(THE REQUEST): Go through the listing and set it down exactly, leaving out its pictures.

(DATA SEGMENT):

§ §

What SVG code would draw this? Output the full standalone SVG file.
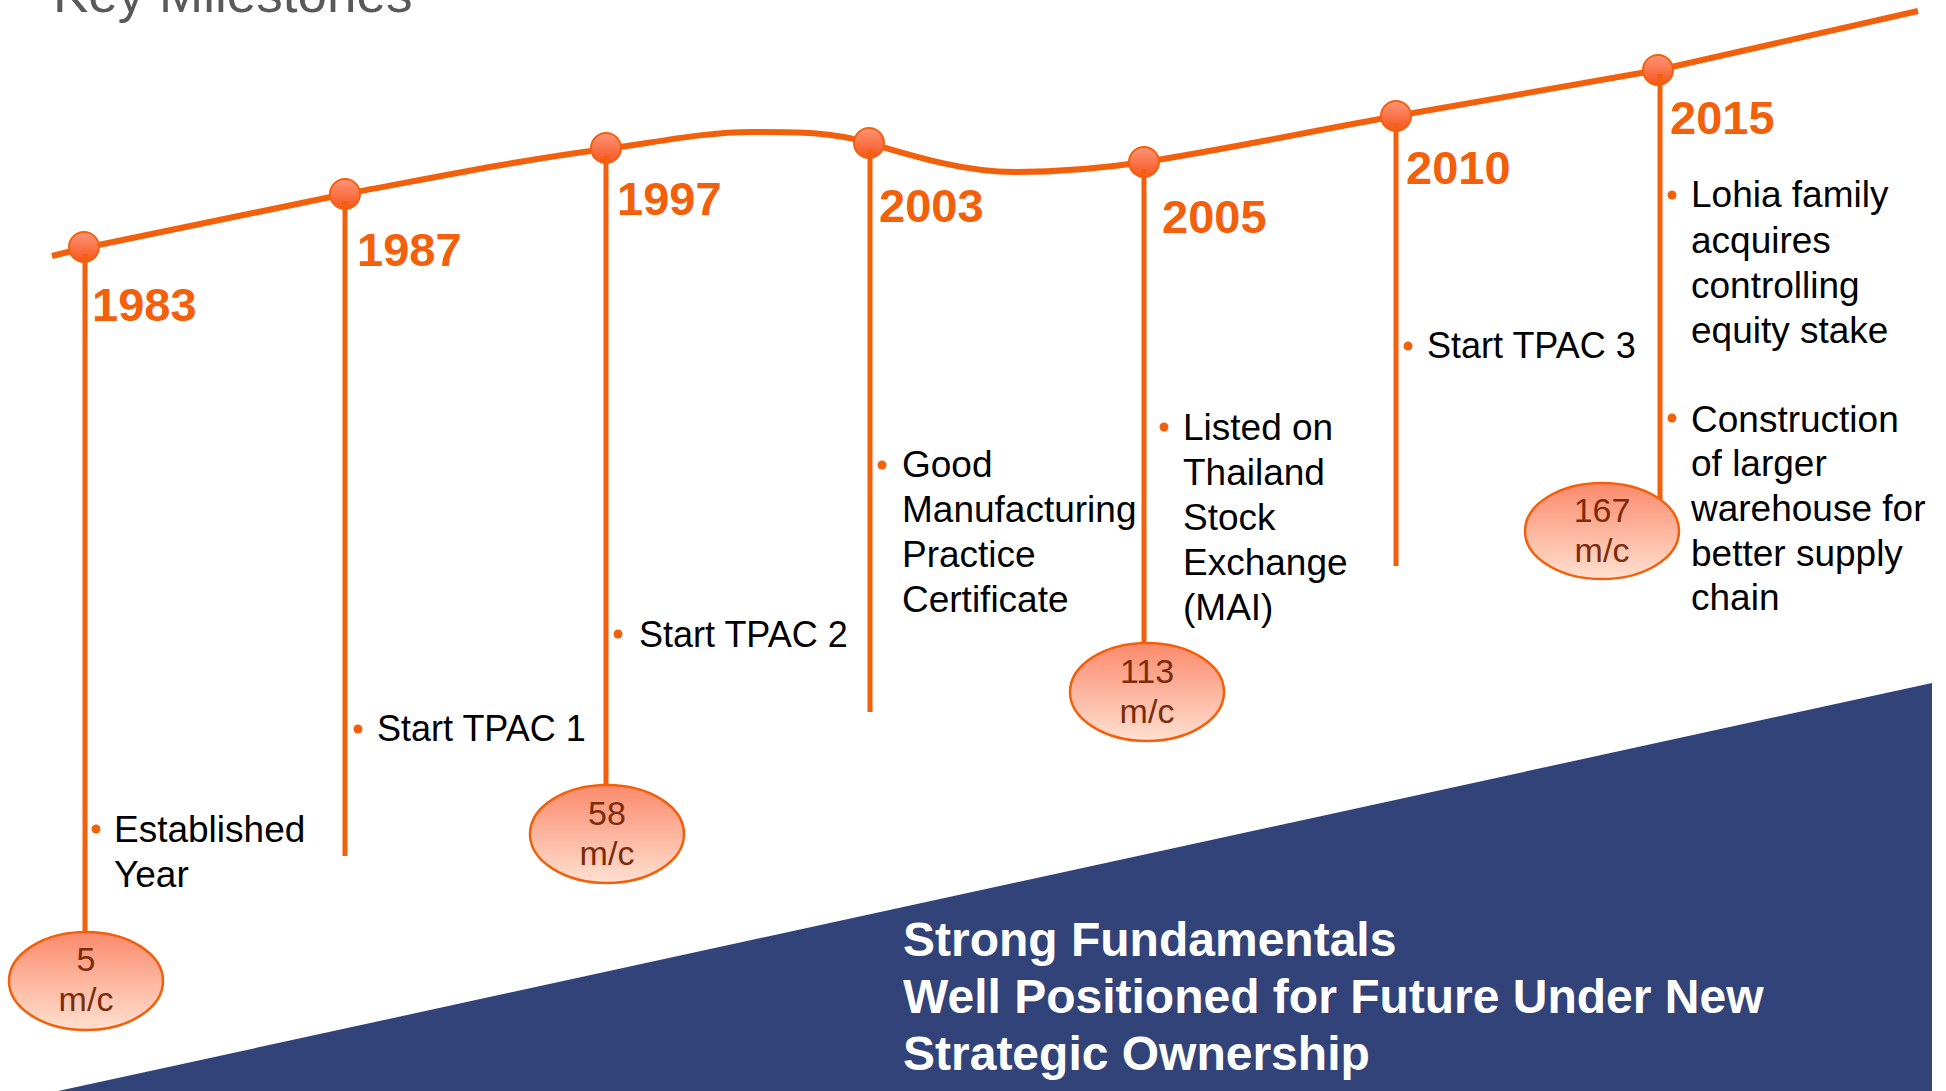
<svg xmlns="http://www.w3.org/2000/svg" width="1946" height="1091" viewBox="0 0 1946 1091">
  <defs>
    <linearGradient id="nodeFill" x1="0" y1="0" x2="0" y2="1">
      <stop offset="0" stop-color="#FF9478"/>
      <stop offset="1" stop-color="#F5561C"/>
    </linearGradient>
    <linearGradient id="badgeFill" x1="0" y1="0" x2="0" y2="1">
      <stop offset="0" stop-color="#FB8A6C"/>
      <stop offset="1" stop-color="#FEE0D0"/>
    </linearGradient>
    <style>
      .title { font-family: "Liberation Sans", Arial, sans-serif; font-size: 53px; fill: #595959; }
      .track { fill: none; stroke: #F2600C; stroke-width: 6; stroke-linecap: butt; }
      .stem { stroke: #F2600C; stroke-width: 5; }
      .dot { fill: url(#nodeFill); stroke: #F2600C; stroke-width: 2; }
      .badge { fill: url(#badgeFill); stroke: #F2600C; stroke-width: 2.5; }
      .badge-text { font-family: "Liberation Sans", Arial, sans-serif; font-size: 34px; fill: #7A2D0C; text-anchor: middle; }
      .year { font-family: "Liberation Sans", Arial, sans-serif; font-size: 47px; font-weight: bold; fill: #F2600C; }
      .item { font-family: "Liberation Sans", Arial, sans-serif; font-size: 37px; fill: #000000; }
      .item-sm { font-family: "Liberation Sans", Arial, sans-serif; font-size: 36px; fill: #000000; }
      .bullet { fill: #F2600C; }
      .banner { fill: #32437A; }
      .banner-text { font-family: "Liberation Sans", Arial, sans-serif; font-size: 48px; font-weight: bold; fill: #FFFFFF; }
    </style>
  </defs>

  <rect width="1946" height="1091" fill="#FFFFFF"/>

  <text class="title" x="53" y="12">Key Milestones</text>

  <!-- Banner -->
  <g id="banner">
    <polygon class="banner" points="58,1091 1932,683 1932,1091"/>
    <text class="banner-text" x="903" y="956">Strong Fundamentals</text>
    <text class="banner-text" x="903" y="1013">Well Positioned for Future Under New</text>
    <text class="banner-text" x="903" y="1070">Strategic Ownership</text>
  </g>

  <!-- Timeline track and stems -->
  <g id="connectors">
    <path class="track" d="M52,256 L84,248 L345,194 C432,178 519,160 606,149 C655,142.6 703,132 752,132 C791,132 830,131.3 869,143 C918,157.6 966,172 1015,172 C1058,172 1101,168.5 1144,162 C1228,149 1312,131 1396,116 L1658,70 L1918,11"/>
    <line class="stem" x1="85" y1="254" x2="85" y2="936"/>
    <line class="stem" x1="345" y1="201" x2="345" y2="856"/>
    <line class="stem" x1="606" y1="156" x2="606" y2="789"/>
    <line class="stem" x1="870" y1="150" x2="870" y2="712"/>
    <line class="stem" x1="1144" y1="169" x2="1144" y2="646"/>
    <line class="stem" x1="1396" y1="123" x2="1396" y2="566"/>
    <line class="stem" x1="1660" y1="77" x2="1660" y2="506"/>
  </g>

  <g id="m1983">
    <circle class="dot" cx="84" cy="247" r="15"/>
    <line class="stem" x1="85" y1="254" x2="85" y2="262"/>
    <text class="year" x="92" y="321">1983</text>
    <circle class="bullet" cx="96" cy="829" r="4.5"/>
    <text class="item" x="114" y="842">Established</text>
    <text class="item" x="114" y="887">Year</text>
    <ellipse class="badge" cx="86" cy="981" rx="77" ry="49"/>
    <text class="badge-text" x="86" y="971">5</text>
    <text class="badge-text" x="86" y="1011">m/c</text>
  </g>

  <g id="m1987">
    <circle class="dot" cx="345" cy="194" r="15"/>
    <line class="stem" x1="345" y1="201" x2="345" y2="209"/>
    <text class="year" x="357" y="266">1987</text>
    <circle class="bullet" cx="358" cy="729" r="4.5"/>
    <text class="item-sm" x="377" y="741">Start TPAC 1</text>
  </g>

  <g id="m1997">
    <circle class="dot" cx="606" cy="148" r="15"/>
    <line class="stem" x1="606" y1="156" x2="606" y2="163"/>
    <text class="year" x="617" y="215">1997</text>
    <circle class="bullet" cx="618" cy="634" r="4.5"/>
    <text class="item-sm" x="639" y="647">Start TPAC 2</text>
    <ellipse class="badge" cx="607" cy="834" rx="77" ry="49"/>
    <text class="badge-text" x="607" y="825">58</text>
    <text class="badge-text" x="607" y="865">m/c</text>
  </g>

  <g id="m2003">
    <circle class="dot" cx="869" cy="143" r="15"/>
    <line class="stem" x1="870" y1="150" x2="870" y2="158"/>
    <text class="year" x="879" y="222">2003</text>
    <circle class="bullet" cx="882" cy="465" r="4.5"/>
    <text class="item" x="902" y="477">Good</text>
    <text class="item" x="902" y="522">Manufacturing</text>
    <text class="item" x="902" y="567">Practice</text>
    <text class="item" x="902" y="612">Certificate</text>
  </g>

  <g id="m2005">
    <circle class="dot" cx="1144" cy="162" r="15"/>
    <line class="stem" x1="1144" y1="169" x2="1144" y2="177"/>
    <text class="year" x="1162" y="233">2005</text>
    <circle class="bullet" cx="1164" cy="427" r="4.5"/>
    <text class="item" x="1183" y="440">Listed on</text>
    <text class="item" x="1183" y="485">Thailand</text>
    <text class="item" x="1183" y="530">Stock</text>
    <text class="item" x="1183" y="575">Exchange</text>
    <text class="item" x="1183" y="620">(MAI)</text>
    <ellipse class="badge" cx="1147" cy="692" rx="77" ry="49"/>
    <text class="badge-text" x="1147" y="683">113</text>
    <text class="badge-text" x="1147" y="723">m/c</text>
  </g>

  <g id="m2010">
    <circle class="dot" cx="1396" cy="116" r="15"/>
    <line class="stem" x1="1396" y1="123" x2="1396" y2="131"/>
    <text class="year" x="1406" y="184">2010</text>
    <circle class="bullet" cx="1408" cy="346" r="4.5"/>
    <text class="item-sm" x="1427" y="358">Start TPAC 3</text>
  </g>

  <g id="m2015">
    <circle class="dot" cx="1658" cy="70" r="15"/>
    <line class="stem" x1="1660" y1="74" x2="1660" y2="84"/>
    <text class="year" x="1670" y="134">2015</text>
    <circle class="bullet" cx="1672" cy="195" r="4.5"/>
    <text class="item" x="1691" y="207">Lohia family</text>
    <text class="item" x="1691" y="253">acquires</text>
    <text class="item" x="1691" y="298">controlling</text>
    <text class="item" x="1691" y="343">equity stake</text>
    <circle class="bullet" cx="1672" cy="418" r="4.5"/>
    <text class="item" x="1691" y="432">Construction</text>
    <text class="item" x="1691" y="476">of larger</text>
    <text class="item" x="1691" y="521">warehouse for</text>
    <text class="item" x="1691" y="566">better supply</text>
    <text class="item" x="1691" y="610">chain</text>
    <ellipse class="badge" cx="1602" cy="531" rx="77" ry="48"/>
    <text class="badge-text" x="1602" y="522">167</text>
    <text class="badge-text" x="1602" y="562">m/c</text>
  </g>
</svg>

§ §

(TASK RESPONSE):
What SVG code would draw this? Output the full standalone SVG file.
<svg xmlns="http://www.w3.org/2000/svg" width="1946" height="1091" viewBox="0 0 1946 1091">
  <defs>
    <linearGradient id="nodeFill" x1="0" y1="0" x2="0" y2="1">
      <stop offset="0" stop-color="#FF9478"/>
      <stop offset="1" stop-color="#F5561C"/>
    </linearGradient>
    <linearGradient id="badgeFill" x1="0" y1="0" x2="0" y2="1">
      <stop offset="0" stop-color="#FB8A6C"/>
      <stop offset="1" stop-color="#FEE0D0"/>
    </linearGradient>
    <style>
      .title { font-family: "Liberation Sans", Arial, sans-serif; font-size: 53px; fill: #595959; }
      .track { fill: none; stroke: #F2600C; stroke-width: 6; stroke-linecap: butt; }
      .stem { stroke: #F2600C; stroke-width: 5; }
      .dot { fill: url(#nodeFill); stroke: #F2600C; stroke-width: 2; }
      .badge { fill: url(#badgeFill); stroke: #F2600C; stroke-width: 2.5; }
      .badge-text { font-family: "Liberation Sans", Arial, sans-serif; font-size: 34px; fill: #7A2D0C; text-anchor: middle; }
      .year { font-family: "Liberation Sans", Arial, sans-serif; font-size: 47px; font-weight: bold; fill: #F2600C; }
      .item { font-family: "Liberation Sans", Arial, sans-serif; font-size: 37px; fill: #000000; }
      .item-sm { font-family: "Liberation Sans", Arial, sans-serif; font-size: 36px; fill: #000000; }
      .bullet { fill: #F2600C; }
      .banner { fill: #32437A; }
      .banner-text { font-family: "Liberation Sans", Arial, sans-serif; font-size: 48px; font-weight: bold; fill: #FFFFFF; }
    </style>
  </defs>

  <rect width="1946" height="1091" fill="#FFFFFF"/>

  <text class="title" x="53" y="12">Key Milestones</text>

  <!-- Banner -->
  <g id="banner">
    <polygon class="banner" points="58,1091 1932,683 1932,1091"/>
    <text class="banner-text" x="903" y="956">Strong Fundamentals</text>
    <text class="banner-text" x="903" y="1013">Well Positioned for Future Under New</text>
    <text class="banner-text" x="903" y="1070">Strategic Ownership</text>
  </g>

  <!-- Timeline track and stems -->
  <g id="connectors">
    <path class="track" d="M52,256 L84,248 L345,194 C432,178 519,160 606,149 C655,142.6 703,132 752,132 C791,132 830,131.3 869,143 C918,157.6 966,172 1015,172 C1058,172 1101,168.5 1144,162 C1228,149 1312,131 1396,116 L1658,70 L1918,11"/>
    <line class="stem" x1="85" y1="254" x2="85" y2="936"/>
    <line class="stem" x1="345" y1="201" x2="345" y2="856"/>
    <line class="stem" x1="606" y1="156" x2="606" y2="789"/>
    <line class="stem" x1="870" y1="150" x2="870" y2="712"/>
    <line class="stem" x1="1144" y1="169" x2="1144" y2="646"/>
    <line class="stem" x1="1396" y1="123" x2="1396" y2="566"/>
    <line class="stem" x1="1660" y1="77" x2="1660" y2="506"/>
  </g>

  <g id="m1983">
    <circle class="dot" cx="84" cy="247" r="15"/>
    <line class="stem" x1="85" y1="254" x2="85" y2="262"/>
    <text class="year" x="92" y="321">1983</text>
    <circle class="bullet" cx="96" cy="829" r="4.5"/>
    <text class="item" x="114" y="842">Established</text>
    <text class="item" x="114" y="887">Year</text>
    <ellipse class="badge" cx="86" cy="981" rx="77" ry="49"/>
    <text class="badge-text" x="86" y="971">5</text>
    <text class="badge-text" x="86" y="1011">m/c</text>
  </g>

  <g id="m1987">
    <circle class="dot" cx="345" cy="194" r="15"/>
    <line class="stem" x1="345" y1="201" x2="345" y2="209"/>
    <text class="year" x="357" y="266">1987</text>
    <circle class="bullet" cx="358" cy="729" r="4.5"/>
    <text class="item-sm" x="377" y="741">Start TPAC 1</text>
  </g>

  <g id="m1997">
    <circle class="dot" cx="606" cy="148" r="15"/>
    <line class="stem" x1="606" y1="156" x2="606" y2="163"/>
    <text class="year" x="617" y="215">1997</text>
    <circle class="bullet" cx="618" cy="634" r="4.5"/>
    <text class="item-sm" x="639" y="647">Start TPAC 2</text>
    <ellipse class="badge" cx="607" cy="834" rx="77" ry="49"/>
    <text class="badge-text" x="607" y="825">58</text>
    <text class="badge-text" x="607" y="865">m/c</text>
  </g>

  <g id="m2003">
    <circle class="dot" cx="869" cy="143" r="15"/>
    <line class="stem" x1="870" y1="150" x2="870" y2="158"/>
    <text class="year" x="879" y="222">2003</text>
    <circle class="bullet" cx="882" cy="465" r="4.5"/>
    <text class="item" x="902" y="477">Good</text>
    <text class="item" x="902" y="522">Manufacturing</text>
    <text class="item" x="902" y="567">Practice</text>
    <text class="item" x="902" y="612">Certificate</text>
  </g>

  <g id="m2005">
    <circle class="dot" cx="1144" cy="162" r="15"/>
    <line class="stem" x1="1144" y1="169" x2="1144" y2="177"/>
    <text class="year" x="1162" y="233">2005</text>
    <circle class="bullet" cx="1164" cy="427" r="4.5"/>
    <text class="item" x="1183" y="440">Listed on</text>
    <text class="item" x="1183" y="485">Thailand</text>
    <text class="item" x="1183" y="530">Stock</text>
    <text class="item" x="1183" y="575">Exchange</text>
    <text class="item" x="1183" y="620">(MAI)</text>
    <ellipse class="badge" cx="1147" cy="692" rx="77" ry="49"/>
    <text class="badge-text" x="1147" y="683">113</text>
    <text class="badge-text" x="1147" y="723">m/c</text>
  </g>

  <g id="m2010">
    <circle class="dot" cx="1396" cy="116" r="15"/>
    <line class="stem" x1="1396" y1="123" x2="1396" y2="131"/>
    <text class="year" x="1406" y="184">2010</text>
    <circle class="bullet" cx="1408" cy="346" r="4.5"/>
    <text class="item-sm" x="1427" y="358">Start TPAC 3</text>
  </g>

  <g id="m2015">
    <circle class="dot" cx="1658" cy="70" r="15"/>
    <line class="stem" x1="1660" y1="74" x2="1660" y2="84"/>
    <text class="year" x="1670" y="134">2015</text>
    <circle class="bullet" cx="1672" cy="195" r="4.5"/>
    <text class="item" x="1691" y="207">Lohia family</text>
    <text class="item" x="1691" y="253">acquires</text>
    <text class="item" x="1691" y="298">controlling</text>
    <text class="item" x="1691" y="343">equity stake</text>
    <circle class="bullet" cx="1672" cy="418" r="4.5"/>
    <text class="item" x="1691" y="432">Construction</text>
    <text class="item" x="1691" y="476">of larger</text>
    <text class="item" x="1691" y="521">warehouse for</text>
    <text class="item" x="1691" y="566">better supply</text>
    <text class="item" x="1691" y="610">chain</text>
    <ellipse class="badge" cx="1602" cy="531" rx="77" ry="48"/>
    <text class="badge-text" x="1602" y="522">167</text>
    <text class="badge-text" x="1602" y="562">m/c</text>
  </g>
</svg>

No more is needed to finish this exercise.